As more technologically complex issues that are based on current scientific research end up in the courts, it has become increasingly apparent that judges now need to have an almost-impossible mix of scientific acumen in addition to juridical expertise.
In When Questions of Science Come to a Courtroom, Truth has Many Faces, NYT writer Cornelia Dean presents a detailed look at the changing face of scientific cases over the past century. Including a history of morphing rules for the legal includability of scientific evidence and outside experts, the article is a stark warning about the dangers of scientific cases being judged by those least able to judge the science. (This is not an argument for knowing science content, but rather the process of science, from data to theory and acceptance.) In some cases, bad science rules the day in court because some judges don’t know enough about the scientific process to direct juries appropriately.

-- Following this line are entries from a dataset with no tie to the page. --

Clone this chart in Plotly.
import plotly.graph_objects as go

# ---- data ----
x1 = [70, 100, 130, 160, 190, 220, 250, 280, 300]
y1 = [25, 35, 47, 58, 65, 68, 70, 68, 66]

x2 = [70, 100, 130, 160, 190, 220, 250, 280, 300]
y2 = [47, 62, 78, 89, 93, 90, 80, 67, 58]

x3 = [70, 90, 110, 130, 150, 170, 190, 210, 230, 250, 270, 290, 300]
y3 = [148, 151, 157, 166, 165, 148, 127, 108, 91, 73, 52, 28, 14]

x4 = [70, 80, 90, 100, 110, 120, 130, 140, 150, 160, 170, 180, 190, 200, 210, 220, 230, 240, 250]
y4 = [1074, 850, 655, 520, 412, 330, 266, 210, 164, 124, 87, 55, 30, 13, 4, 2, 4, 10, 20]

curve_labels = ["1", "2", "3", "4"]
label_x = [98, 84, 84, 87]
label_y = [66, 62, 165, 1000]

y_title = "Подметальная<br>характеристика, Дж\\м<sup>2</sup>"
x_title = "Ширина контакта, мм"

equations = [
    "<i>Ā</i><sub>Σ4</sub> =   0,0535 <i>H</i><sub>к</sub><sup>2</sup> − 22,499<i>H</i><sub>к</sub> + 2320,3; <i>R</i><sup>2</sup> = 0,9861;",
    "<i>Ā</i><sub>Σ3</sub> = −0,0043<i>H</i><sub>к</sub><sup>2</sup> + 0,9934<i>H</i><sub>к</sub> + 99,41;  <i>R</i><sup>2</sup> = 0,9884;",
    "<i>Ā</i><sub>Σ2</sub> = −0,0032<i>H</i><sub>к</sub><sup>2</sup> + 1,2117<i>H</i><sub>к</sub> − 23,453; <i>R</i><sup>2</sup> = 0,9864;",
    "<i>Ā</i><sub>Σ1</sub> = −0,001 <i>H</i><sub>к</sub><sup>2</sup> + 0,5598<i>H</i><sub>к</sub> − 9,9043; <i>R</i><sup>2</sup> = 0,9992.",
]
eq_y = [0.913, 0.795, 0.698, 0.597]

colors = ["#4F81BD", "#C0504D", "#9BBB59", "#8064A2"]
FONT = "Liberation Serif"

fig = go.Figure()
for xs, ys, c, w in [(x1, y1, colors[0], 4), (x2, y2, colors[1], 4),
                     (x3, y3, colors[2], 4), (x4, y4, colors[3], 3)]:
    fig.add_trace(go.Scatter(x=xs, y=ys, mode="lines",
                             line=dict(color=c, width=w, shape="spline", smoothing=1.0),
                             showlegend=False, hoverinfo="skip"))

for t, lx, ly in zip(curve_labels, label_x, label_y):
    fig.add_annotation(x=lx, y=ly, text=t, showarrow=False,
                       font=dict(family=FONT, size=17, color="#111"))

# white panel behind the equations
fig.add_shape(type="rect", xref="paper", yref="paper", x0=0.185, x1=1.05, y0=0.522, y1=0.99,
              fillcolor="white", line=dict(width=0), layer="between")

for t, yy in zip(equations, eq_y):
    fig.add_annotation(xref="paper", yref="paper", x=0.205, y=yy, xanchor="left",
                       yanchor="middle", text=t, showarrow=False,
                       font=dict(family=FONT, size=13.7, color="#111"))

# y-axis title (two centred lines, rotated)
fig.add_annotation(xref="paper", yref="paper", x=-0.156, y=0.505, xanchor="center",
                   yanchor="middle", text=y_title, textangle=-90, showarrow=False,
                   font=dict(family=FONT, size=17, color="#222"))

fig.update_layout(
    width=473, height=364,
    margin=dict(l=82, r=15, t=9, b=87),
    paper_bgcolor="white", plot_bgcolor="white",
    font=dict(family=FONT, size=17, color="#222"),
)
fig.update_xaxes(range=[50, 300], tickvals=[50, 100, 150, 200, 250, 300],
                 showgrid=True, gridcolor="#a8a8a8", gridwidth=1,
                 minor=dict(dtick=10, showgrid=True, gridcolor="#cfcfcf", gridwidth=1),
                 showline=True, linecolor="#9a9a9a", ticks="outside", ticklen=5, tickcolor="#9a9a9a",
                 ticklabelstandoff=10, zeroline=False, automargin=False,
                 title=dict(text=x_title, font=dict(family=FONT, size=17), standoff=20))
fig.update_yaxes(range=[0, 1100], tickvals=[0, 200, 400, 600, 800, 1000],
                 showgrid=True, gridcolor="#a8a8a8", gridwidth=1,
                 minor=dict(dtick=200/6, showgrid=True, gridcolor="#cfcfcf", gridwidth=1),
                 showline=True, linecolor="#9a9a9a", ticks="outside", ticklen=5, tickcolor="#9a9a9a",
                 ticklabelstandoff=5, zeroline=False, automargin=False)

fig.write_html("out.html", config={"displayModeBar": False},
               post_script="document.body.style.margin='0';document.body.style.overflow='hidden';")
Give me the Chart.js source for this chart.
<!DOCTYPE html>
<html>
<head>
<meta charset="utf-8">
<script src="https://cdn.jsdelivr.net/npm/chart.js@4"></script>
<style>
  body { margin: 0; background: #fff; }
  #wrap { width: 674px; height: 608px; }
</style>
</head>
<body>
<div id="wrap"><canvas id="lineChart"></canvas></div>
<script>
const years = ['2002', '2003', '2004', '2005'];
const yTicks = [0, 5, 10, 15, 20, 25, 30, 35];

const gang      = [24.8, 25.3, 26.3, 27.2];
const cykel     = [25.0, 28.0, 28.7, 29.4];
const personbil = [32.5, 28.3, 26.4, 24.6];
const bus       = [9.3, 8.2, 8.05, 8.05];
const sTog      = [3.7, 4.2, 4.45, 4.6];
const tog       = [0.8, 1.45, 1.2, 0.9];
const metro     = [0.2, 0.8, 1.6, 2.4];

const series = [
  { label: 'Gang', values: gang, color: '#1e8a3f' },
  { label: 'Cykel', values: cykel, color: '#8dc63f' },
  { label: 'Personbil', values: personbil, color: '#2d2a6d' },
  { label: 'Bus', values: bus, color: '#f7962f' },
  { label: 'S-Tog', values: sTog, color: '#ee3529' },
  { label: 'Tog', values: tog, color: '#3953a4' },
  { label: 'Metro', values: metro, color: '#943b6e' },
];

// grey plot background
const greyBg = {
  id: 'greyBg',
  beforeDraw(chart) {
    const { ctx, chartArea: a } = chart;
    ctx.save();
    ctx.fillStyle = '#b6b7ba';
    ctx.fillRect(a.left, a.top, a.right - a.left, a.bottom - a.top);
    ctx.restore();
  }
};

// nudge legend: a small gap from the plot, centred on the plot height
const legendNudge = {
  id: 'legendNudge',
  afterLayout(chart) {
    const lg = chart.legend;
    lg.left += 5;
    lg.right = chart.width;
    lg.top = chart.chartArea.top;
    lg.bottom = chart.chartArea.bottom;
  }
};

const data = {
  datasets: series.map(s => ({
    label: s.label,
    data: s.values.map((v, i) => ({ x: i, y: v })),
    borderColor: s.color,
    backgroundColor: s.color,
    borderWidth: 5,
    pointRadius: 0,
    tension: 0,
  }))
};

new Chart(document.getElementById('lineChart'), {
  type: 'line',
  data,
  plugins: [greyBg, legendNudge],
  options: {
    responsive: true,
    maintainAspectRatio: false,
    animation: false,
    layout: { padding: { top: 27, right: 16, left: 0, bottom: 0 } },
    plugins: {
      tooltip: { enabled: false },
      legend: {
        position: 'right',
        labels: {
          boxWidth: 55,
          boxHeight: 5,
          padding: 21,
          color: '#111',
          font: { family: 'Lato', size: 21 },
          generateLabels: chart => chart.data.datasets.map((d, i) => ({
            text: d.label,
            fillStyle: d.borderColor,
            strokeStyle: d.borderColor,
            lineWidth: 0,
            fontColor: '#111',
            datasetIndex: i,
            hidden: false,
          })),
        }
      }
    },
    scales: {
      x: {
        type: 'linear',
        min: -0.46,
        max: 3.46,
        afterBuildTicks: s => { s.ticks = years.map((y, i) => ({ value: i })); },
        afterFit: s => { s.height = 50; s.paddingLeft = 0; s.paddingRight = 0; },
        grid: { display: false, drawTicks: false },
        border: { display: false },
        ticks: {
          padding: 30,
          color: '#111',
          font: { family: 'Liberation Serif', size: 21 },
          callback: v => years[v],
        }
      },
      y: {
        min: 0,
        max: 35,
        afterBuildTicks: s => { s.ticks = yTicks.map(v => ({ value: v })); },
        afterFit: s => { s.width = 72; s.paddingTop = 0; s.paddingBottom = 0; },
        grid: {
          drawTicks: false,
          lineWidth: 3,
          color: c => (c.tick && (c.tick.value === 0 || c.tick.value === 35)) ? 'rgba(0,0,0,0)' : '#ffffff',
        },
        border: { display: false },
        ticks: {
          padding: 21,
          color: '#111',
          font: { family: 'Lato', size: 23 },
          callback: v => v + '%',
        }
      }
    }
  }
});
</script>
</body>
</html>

As Dean quotes at the end of her piece:
Mr. Faigman, a professor at the University of California Hastings College of the Law, criticizes what he calls the court’s “abdication” of any responsibility to determine scientific facts. This practice cannot last, he wrote. “Science and technology today are so pervasive that the court cannot continue its slapdash ways,” he said. “The scientific revolution is everywhere; it cannot be ignored with impunity.”
Dean writes about the 1993 seminal case of Daubert v. Merrell Dow Pharmaceuticals. For more on this case,see Daubert: The Most Influential Supreme Court Decision You’ve Never Heard Of by David Michaels. Michaels is a contributor to the The Pump Handle blog.
Billed as a water cooler for the public health Crowd, The Pump Handle is a very informative site collaboratively maintained by scientists and public health professionals formerly from the FDA, OSHA, MSHA, DOE, among other agencies. The Pump Handle name comes from the 1954 London cholera epidemic of 1854 and the attempts of John Snow to convince anyone who would listen of the dangers of water from public pumps.